La politica tende a perdere il controllo dell’economia. C’è un modello politico che secondo lei potrebbe ancora riuscire a “domare” l’economia canaglia?
«Al momento non c’è un modello politico, altrimenti non ci troveremmo in questa situazione. Credo che la situazione politica attuale sia peggiore rispetto a vent’anni fa, come dimostra il ritorno a un nazionalismo pericoloso. Siamo in una fase di grande transizione: da un lato abbiamo la fine di un Occidente industrializzato a capitalismo avanzato, dall’altra l’ascesa di modelli economici diversi, come la Cina o in generale i Brics. Finiamo così per essere contaminati da modelli lavorativi poco equi, dove si creano grandi disuguaglianze. Dobbiamo affrontare questa trasformazione, con la consapevolezza che, al termine di questo percorso, le condizioni economiche e sociali potrebbero anche peggiorare».
È evidente che il divario tra élite economica e cittadini comuni cresca sempre di più: cosa rischiamo se questa frattura continuerà ad allargarsi? È la fine della globalizzazione?
«La globalizzazione è il fenomeno che ha innescato l’economia canaglia.
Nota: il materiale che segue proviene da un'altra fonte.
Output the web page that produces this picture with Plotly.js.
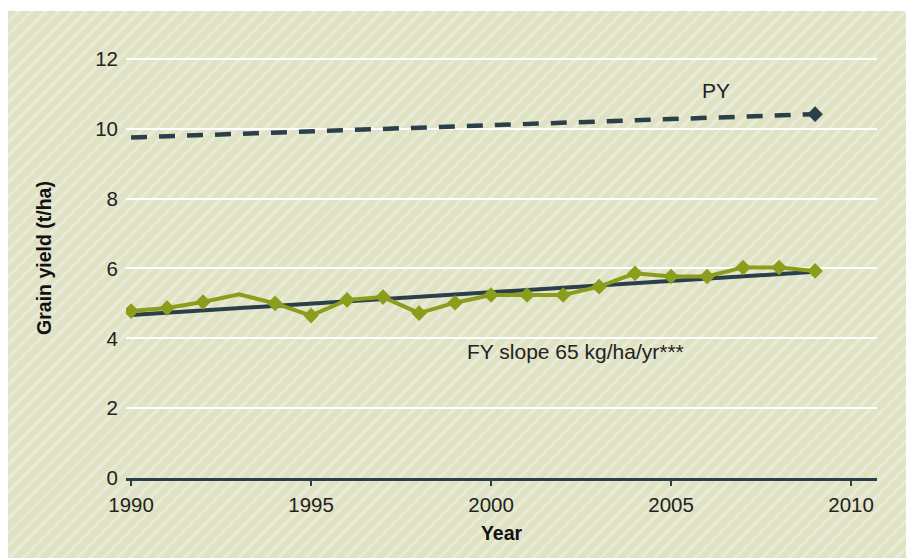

Ora assistiamo a un suo rallentamento: pensavamo che il capitalismo e il benessere si sarebbero diffusi a livello mondiale. Questo non è successo, come dimostrano le differenze di reddito oggi in Occidente che sono ben maggiori rispetto a quarnat’anni fa. Inoltre assistiamo all’ascesa di alcuni miliardari, che da soli “valgono” più del Pil di intere nazioni, cosa che non era mai accaduta nella storia. Il pericolo è che questi individui arrivino a controllare non solo l’economia, ma anche la politica mondiale».
Qual è allora il possibile scenario?
«Potremmo assistere a un cambio di regime in Occidente, come già in parte sta avvenendo, con l’avanzata delle forze populiste, che fanno presa sul bisogno di protezione della popolazione. Ma la storia ci insegna che nel Novecento questo ha portato a due guerre mondiali. Dobbiamo ricordarci che l’Europa unita è nata proprio per garantire la pace, mentre oggi le tensioni in corso dimostrano che purtroppo la guerra è tornata a essere un’alternativa praticabile».
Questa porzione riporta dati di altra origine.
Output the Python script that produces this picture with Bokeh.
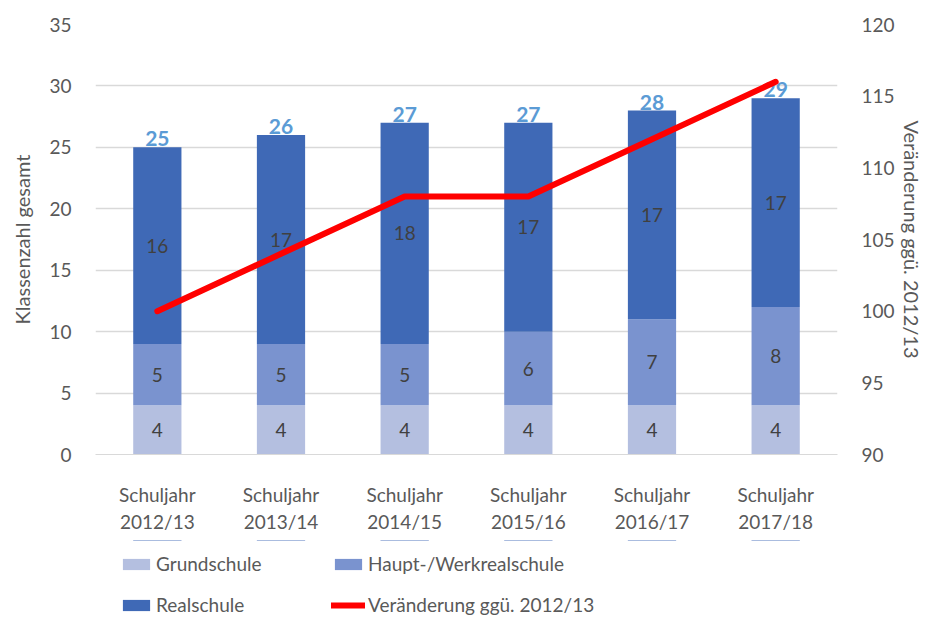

Nel libro parla di obesità e oppioidi come “killer” del mondo ricco: questi fenomeni sono anche il prodotto di un’economia fuori controllo?
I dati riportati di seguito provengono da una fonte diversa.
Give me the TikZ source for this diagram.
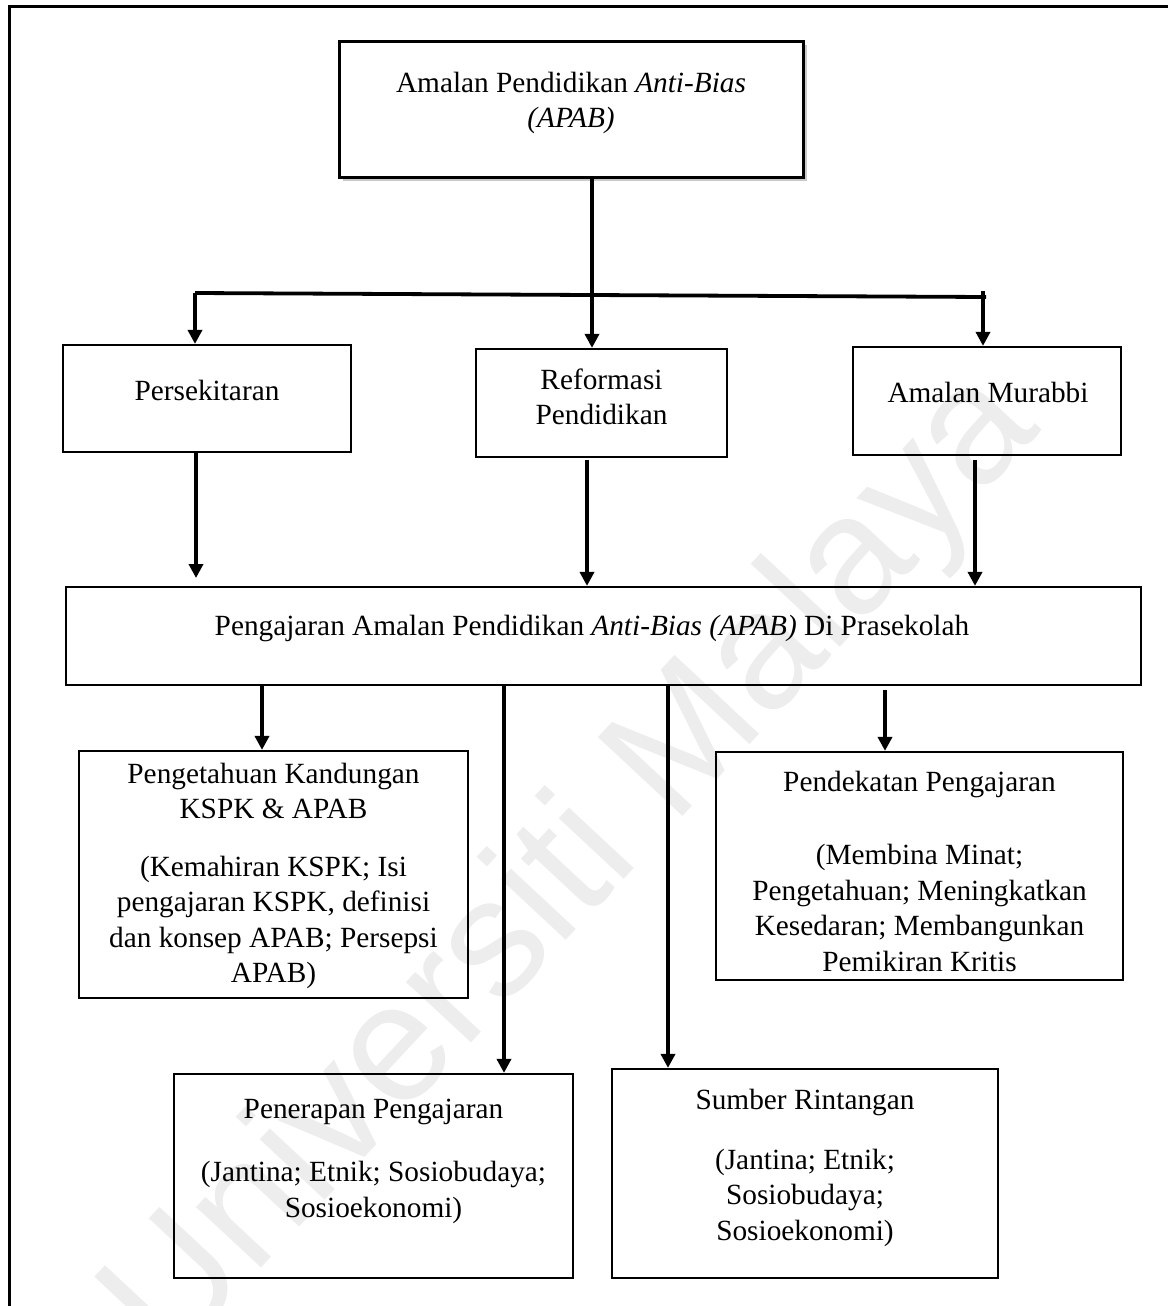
\documentclass[tikz,border=0pt]{standalone}
\usepackage{fontspec}
\setmainfont{Liberation Serif}
\newfontfamily\wmfont{Liberation Sans}
\usetikzlibrary{arrows.meta,shadows}
\begin{document}
\begin{tikzpicture}[x=0.5pt,y=-0.5pt,
  box/.style={draw, line width=1.1pt, inner sep=0pt},
  topbox/.style={draw, line width=1.5pt, inner sep=0pt, fill=white,
    drop shadow={shadow xshift=2pt, shadow yshift=-2pt, fill=black!35, opacity=0.6}},
  txt/.style={align=center, inner sep=0pt, font=\fontsize{14.65pt}{17.75pt}\selectfont},
  arr/.style={line width=1.8pt, -{Triangle[length=7pt,width=7pt]}},
  conn/.style={line width=1.9pt},
  frame/.style={line width=1.5pt},
  wmark/.style={text=black!7, rotate=47, inner sep=0pt,
    font=\wmfont\fontsize{84pt}{84pt}\selectfont}]

\clip (0,0) rectangle (1168,1306);
\fill[white] (0,0) rectangle (1168,1306);

% faint background lettering
\node[wmark] (wm) at (575,868) {Universiti Malaya};

% outer frame (left and top edges)
\draw[frame] (9,1306) -- (9,6) -- (1168,6);

% boxes
\node[topbox, minimum width=232pt, minimum height=68pt] (top) at (571,109) {};
\node[box, minimum width=144pt, minimum height=53.5pt] (pers) at (207,398.5) {};
\node[box, minimum width=125.5pt, minimum height=54pt] (ref) at (601.5,403) {};
\node[box, minimum width=134pt, minimum height=54pt] (mur) at (987,401) {};
\node[box, minimum width=537.5pt, minimum height=49pt] (big) at (603.5,636) {};
\node[box, minimum width=194.5pt, minimum height=123.5pt] (peng) at (273.5,874.5) {};
\node[box, minimum width=203.5pt, minimum height=114pt] (pend) at (919.5,866) {};
\node[box, minimum width=199.5pt, minimum height=102pt] (pene) at (373.5,1176) {};
\node[box, minimum width=193pt, minimum height=104.5pt] (sumb) at (805,1173.5) {};

% texts
\node[txt] (ttop) at (571,103) {Amalan Pendidikan \textit{Anti-Bias}\\\textit{(APAB)}};
\node[txt] (tpers) at (207,390) {Persekitaran};
\node[txt] (tref) at (601.5,397) {Reformasi\\Pendidikan};
\node[txt] (tmur) at (988,392) {Amalan Murabbi};
\node[txt] (tbig) at (592,628) {Pengajaran Amalan Pendidikan \textit{Anti-Bias (APAB)} Di Prasekolah};
\node[txt] (tpeng) at (273.5,876) {Pengetahuan Kandungan\\KSPK \& APAB\\[11pt]
  (Kemahiran KSPK; Isi\\pengajaran KSPK, definisi\\dan konsep APAB; Persepsi\\APAB)};
\node[txt] (tpend) at (919.5,871) {Pendekatan Pengajaran\\[19pt]
  (Membina Minat;\\Pengetahuan; Meningkatkan\\Kesedaran; Membangunkan\\Pemikiran Kritis};
\node[txt] (tpene) at (373.5,1161) {Penerapan Pengajaran\\[14pt]
  (Jantina; Etnik; Sosiobudaya;\\Sosioekonomi)};
\node[txt] (tsumb) at (805,1168) {Sumber Rintangan\\[12pt]
  (Jantina; Etnik;\\Sosiobudaya;\\Sosioekonomi)};

% branching bar under the top box
\coordinate (barL) at (195,293);
\coordinate (barR) at (986,297);
\coordinate (barRa) at (983,291);
\coordinate (mid) at (592,0);
\draw[conn] (barL) -- (barR);
\draw[arr] (barL) -- (barL |- pers.north);
\draw[arr] (top.south -| mid) -- (mid |- ref.north);
\draw[arr] (barRa) -- (barRa |- mur.north);

% second level into the central box
\coordinate (p2) at (196,578);
\coordinate (r2) at (587,460);
\coordinate (m2) at (975,460);
\draw[arr] (pers.south -| p2) -- (p2);
\draw[arr] (r2) -- (r2 |- big.north);
\draw[arr] (m2) -- (m2 |- big.north);

% third level out of the central box
\coordinate (k1) at (262,0);
\coordinate (k2) at (504,0);
\coordinate (k3) at (668,0);
\coordinate (k4) at (885,690);
\draw[arr] (big.south -| k1) -- (k1 |- peng.north);
\draw[arr] (big.south -| k2) -- (k2 |- pene.north);
\draw[arr] (big.south -| k3) -- (k3 |- sumb.north);
\draw[arr] (k4) -- (k4 |- pend.north);
\end{tikzpicture}
\end{document}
«Certamente. Sono esempi classici che spiegano come funziona l’economia canaglia: gli oppioidi sono stati venduti dicendo che non erano tossici, pur sapendo che non era così. Lo Stato avrebbe dovuto verificare, ma è anche vero che moralmente una società farmaceutica non avrebbe dovuto produrli. Viviamo in un’economia canaglia, dove lo scopo ultimo è solo il profitto».
Un altro tema che lei analizza è quello del mercato del sesso.
«C’è stata una liberalizzazione del sesso a pagamento e del sesso come merce. C’è stato un impoverimento dei principi morali, per cui i giovani decidono di postare contenuti su OnlyFans per potersi comprare la borsa firmata. Ormai tutto è merce, a cominciare dai nostri dati, che vengono venduti per condizionarci ad agire secondo l’ottica capitalistica. Per questo l’economia canaglia, basandosi solo sul profitto, finisce per danneggiare la società».
L’economia digitale prometteva libertà e opportunità per tutti, ma sembra aver concentrato il potere in poche mani: pensiamo a Elon Musk o Mark Zuckerberg. È ancora possibile un modello di Internet più democratico?
«L’idea originaria di Internet era quella di un grande equalizzatore, in cui tutti potevano esprimersi, anche in termini economici. In realtà non è stato così. Non credo sia possibile inserire un sistema di censura, perché si trova sempre una via d’uscita. Penso invece si debba lavorare sulla società, instillando specie nei giovani sani principi, anche se non è facile».
Se dovesse aggiornare il libro tra altri vent’anni, quali sono i segnali che oggi la preoccupano di più e che potrebbero determinare la prossima grande trasformazione globale?
«La parte che temo di più è quella legata alla tecnologia. Vent’anni fa, quando ho scritto per la prima volta questo libro, non esisteva la vita virtuale. Cioè qualcosa che non controlliamo noi direttamente, ma un ristrettissimo gruppo di persone. Potremmo andare verso un nuovo Medioevo, in cui queste persone potrebbero rappresentare i nuovi baroni, che decidono della nostra vita, e noi essere dei servi della gleba digitali. Sarebbe un sistema antidemocratico pericolosissimo, il contrario di ciò che pensavamo di ottenere con la globalizzazione».